What the task requires:
Below are some records. Output the lines from the first one through the line that holds "return 1 - (p - OFF) / H", exactly as written, with no pictures.

(Dataset rows)
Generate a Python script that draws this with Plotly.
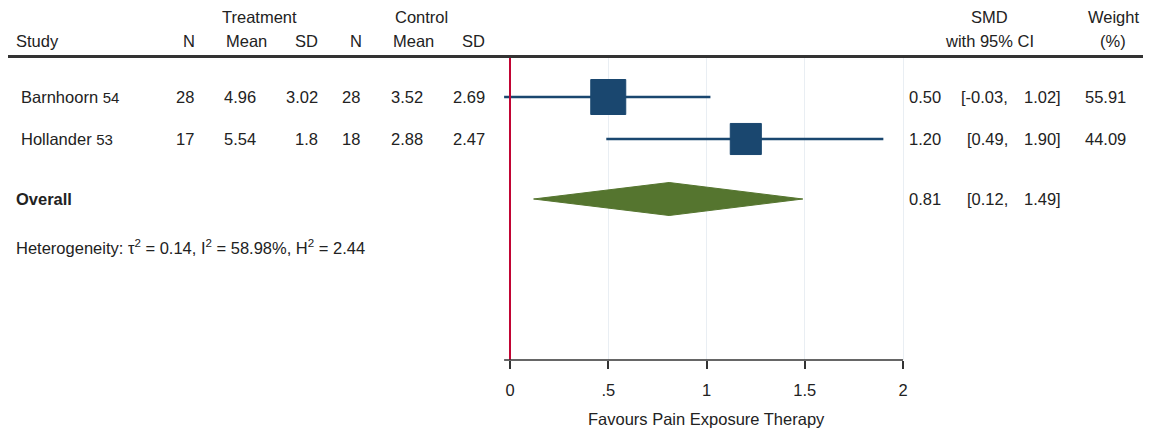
import plotly.graph_objects as go

# ---------------- data ----------------
studies = ["Barnhoorn", "Hollander"]
refs = ["54", "53"]
trt_n = [28, 17]
trt_mean = [4.96, 5.54]
trt_sd = ["3.02", "1.8"]
ctl_n = [28, 18]
ctl_mean = [3.52, 2.88]
ctl_sd = [2.69, 2.47]
smd = [0.50, 1.20]
ci_low = [-0.03, 0.49]
ci_high = [1.02, 1.90]
weight = [55.91, 44.09]
overall = [0.81, 0.12, 1.49]   # estimate, lower, upper
het = {"tau2": 0.14, "I2": 58.98, "H2": 2.44}
tick_vals = [0, 0.5, 1, 1.5, 2]
tick_text = ["0", ".5", "1", "1.5", "2"]
x_title = "Favours Pain Exposure Therapy"

# ---------------- layout helpers ----------------
PAGE_W, PAGE_H = 1151, 433
OFF = 8                      # default body margin of the html page
W, H = PAGE_W - OFF, PAGE_H - OFF
FONT = "Liberation Sans, Arial, sans-serif"
FS = 16.5
TXT = "#222222"
NAVY = "#1a476f"
GREEN = "#55752f"
RED = "#c10534"

def px(p):
    return (p - OFF) / W

def py(p):
    return 1 - (p - OFF) / H

# x axis: value 0 -> 510px, value 2 -> 903px (page pixels)
u = (903 - 510) / 2.0
xr = [-0.1, 2.1]
dom_x = [px(510 + xr[0] * u), px(510 + xr[1] * u)]
# y axis in row units: 1 row = 42px, row 1 at 97px, plot top 57px, bottom 360px
row_px = 42.0
y_top = 1 - (97 - 57) / row_px
y_bot = 1 + (360 - 97) / row_px
dom_y = [py(360), py(57)]
study_rows = [1, 2]
overall_row = 1 + (199 - 97) / row_px
het_row = 1 + (247 - 97) / row_px

fig = go.Figure()

# CI lines and squares
for i in range(len(studies)):
    fig.add_trace(go.Scatter(x=[ci_low[i], ci_high[i]], y=[study_rows[i]] * 2,
                             mode="lines", line=dict(color=NAVY, width=2.5),
                             hoverinfo="skip", showlegend=False))
sizes = [4.68 * (w ** 0.5) for w in weight]
fig.add_trace(go.Scatter(x=smd, y=study_rows, mode="markers",
                         marker=dict(symbol="square", size=sizes, color=NAVY, opacity=1,
                                     line=dict(color=NAVY, width=1)),
                         showlegend=False, cliponaxis=False))

# overall diamond
dh = 16.5 / row_px
fig.add_trace(go.Scatter(x=[overall[1], overall[0], overall[2], overall[0], overall[1]],
                         y=[overall_row, overall_row - dh, overall_row, overall_row + dh, overall_row],
                         mode="lines", fill="toself", fillcolor=GREEN,
                         line=dict(color=GREEN, width=1), showlegend=False))

shapes = [
    # header rule
    dict(type="line", xref="paper", yref="paper", x0=px(8), x1=px(1147), y0=py(56.5), y1=py(56.5),
         line=dict(color="#333333", width=3)),
    # no-effect line
    dict(type="line", xref="x", yref="paper", x0=0, x1=0, y0=dom_y[0], y1=py(58),
         line=dict(color=RED, width=2)),
    # x axis line
    dict(type="line", xref="x", yref="paper", x0=ci_low[0], x1=2, y0=dom_y[0], y1=dom_y[0],
         line=dict(color="#333333", width=1.5)),
]

ann = []

def txt(x, y, s, anchor="right", yref="paper", size=FS, bold=False):
    if bold:
        s = "<b>" + s + "</b>"
    ann.append(dict(x=x, y=y, xref="paper", yref=yref, text=s, showarrow=False,
                    xanchor=anchor, yanchor="middle",
                    font=dict(family=FONT, size=size, color=TXT)))

# headers
txt(px(259), py(17), "Treatment", "center")
txt(px(421), py(17), "Control", "center")
txt(px(14), py(41), "Study", "left")
txt(px(197), py(41), "N", "right")
txt(px(246), py(41), "Mean", "center")
txt(px(320), py(41), "SD", "right")
txt(px(364), py(41), "N", "right")
txt(px(413), py(41), "Mean", "center")
txt(px(487), py(41), "SD", "right")
txt(px(989), py(17), "SMD", "center")
txt(px(989), py(41), "with 95% CI", "center")
txt(px(1113), py(17), "Weight", "center")
txt(px(1113), py(41), "(%)", "center")

# study rows
for i in range(len(studies)):
    r = study_rows[i]
    txt(px(19), r, studies[i] + " <span style='font-size:15px'>" + refs[i] + "</span>", "left", "y")
    txt(px(196), r, str(trt_n[i]), "right", "y")
    txt(px(258), r, f"{trt_mean[i]:.2f}", "right", "y")
    txt(px(320), r, trt_sd[i], "right", "y")
    txt(px(362), r, str(ctl_n[i]), "right", "y")
    txt(px(425), r, f"{ctl_mean[i]:.2f}", "right", "y")
    txt(px(487), r, f"{ctl_sd[i]:.2f}", "right", "y")
    txt(px(943), r, f"{smd[i]:.2f}", "right", "y")
    txt(px(1010), r, f"[{ci_low[i]:.2f},", "right", "y")
    txt(px(1063), r, f"{ci_high[i]:.2f}]", "right", "y")
    txt(px(1128), r, f"{weight[i]:.2f}", "right", "y")

# overall row
txt(px(14), overall_row, "Overall", "left", "y", bold=True)
txt(px(943), overall_row, f"{overall[0]:.2f}", "right", "y")
txt(px(1010), overall_row, f"[{overall[1]:.2f},", "right", "y")
txt(px(1063), overall_row, f"{overall[2]:.2f}]", "right", "y")

# heterogeneity
txt(px(14), het_row,
    f"Heterogeneity: τ<sup>2</sup> = {het['tau2']:.2f}, I<sup>2</sup> = {het['I2']:.2f}%, "
    f"H<sup>2</sup> = {het['H2']:.2f}", "left", "y")

# axis title
ann.append(dict(x=1, y=py(419), xref="x", yref="paper", text=x_title, showarrow=False,
                xanchor="center", yanchor="middle",
                font=dict(family=FONT, size=FS, color=TXT)))

fig.update_layout(
    width=W, height=H, margin=dict(l=0, r=0, t=0, b=0),
    paper_bgcolor="white", plot_bgcolor="white",
    xaxis=dict(domain=dom_x, range=xr, tickvals=tick_vals, ticktext=tick_text,
               showgrid=True, gridcolor="#e9eef3", gridwidth=1, zeroline=False,
               showline=False, ticks="outside", ticklen=8, tickwidth=1.5, tickcolor="#333333",
               tickfont=dict(family=FONT, size=FS, color=TXT), ticklabelstandoff=7,
               fixedrange=True),
    yaxis=dict(domain=dom_y, range=[y_bot, y_top], visible=False, showgrid=False,
               zeroline=False, fixedrange=True),
    shapes=shapes, annotations=ann, showlegend=False,
)

fig.write_html("out.html")
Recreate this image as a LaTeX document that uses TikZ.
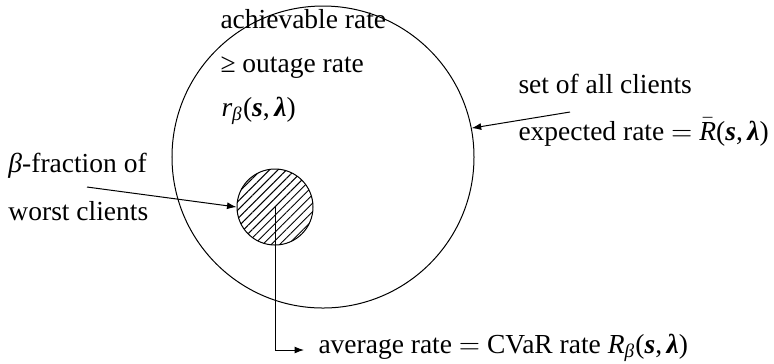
\documentclass[tikz,border=0pt]{standalone}
\usepackage{amsmath}
\usepackage{fontspec}
\setmainfont{Liberation Serif}
\usetikzlibrary{arrows.meta,patterns.meta}
\newcommand{\myS}{\textbf{\textit{s}}}
\newcommand{\myL}{\textbf{\textit{λ}}}
\newcommand{\myArgs}{(\myS,\,\myL)}
\tikzset{
  lbl/.style={anchor=base west, inner sep=0pt, font=\fontsize{11}{13}\selectfont},
  arr/.style={-{Latex[length=3.8pt,width=2.8pt]}, line width=0.4pt},
}
\begin{document}
\begin{tikzpicture}[x=0.4pt,y=-0.4pt]
\useasboundingbox (0,0) rectangle (774,363);
% big circle
\node[draw, circle, line width=0.4pt, minimum size=120.8pt, inner sep=0pt] (big) at (323,157) {};
% small hatched circle
\node[draw, circle, line width=0.4pt, minimum size=30.4pt, inner sep=0pt,
      pattern={Lines[angle=45,distance=2.4pt,line width=0.4pt]}] (small) at (275,207) {};
% texts
\node[lbl] (t1) at (220,28) {achievable rate};
\node[lbl] (t2) at (220,72) {≥ outage rate};
\node[lbl] (t3) at (221,116) {$\textit{r}_{\textit{β}}$\myArgs};
\node[lbl] (s1) at (518,93) {set of all clients};
\node[lbl] (s2) at (518,140) {expected rate $=$ $\bar{\textit{R}}$\myArgs};
\node[lbl] (b1) at (8,172) {\textit{β}-fraction of};
\node[lbl] (b2) at (8,220) {worst clients};
\node[lbl] (c1) at (318,353) {average rate $=$ CVaR rate $\textit{R}_{\textit{β}}$\myArgs};
% connectors
\coordinate (s0) at (570,112);
\draw[arr] (s0) -- (big.11);
\coordinate (b0) at (87,187);
\draw[arr] (b0) -- (small.west);
\coordinate (cend) at (304,350);
\draw[arr] (small.center) |- (cend);
\end{tikzpicture}
\end{document}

The output:
Generate a Python script that draws this with Plotly.
import plotly.graph_objects as go

# ---------------- data ----------------
studies = ["Barnhoorn", "Hollander"]
refs = ["54", "53"]
trt_n = [28, 17]
trt_mean = [4.96, 5.54]
trt_sd = ["3.02", "1.8"]
ctl_n = [28, 18]
ctl_mean = [3.52, 2.88]
ctl_sd = [2.69, 2.47]
smd = [0.50, 1.20]
ci_low = [-0.03, 0.49]
ci_high = [1.02, 1.90]
weight = [55.91, 44.09]
overall = [0.81, 0.12, 1.49]   # estimate, lower, upper
het = {"tau2": 0.14, "I2": 58.98, "H2": 2.44}
tick_vals = [0, 0.5, 1, 1.5, 2]
tick_text = ["0", ".5", "1", "1.5", "2"]
x_title = "Favours Pain Exposure Therapy"

# ---------------- layout helpers ----------------
PAGE_W, PAGE_H = 1151, 433
OFF = 8                      # default body margin of the html page
W, H = PAGE_W - OFF, PAGE_H - OFF
FONT = "Liberation Sans, Arial, sans-serif"
FS = 16.5
TXT = "#222222"
NAVY = "#1a476f"
GREEN = "#55752f"
RED = "#c10534"

def px(p):
    return (p - OFF) / W

def py(p):
    return 1 - (p - OFF) / H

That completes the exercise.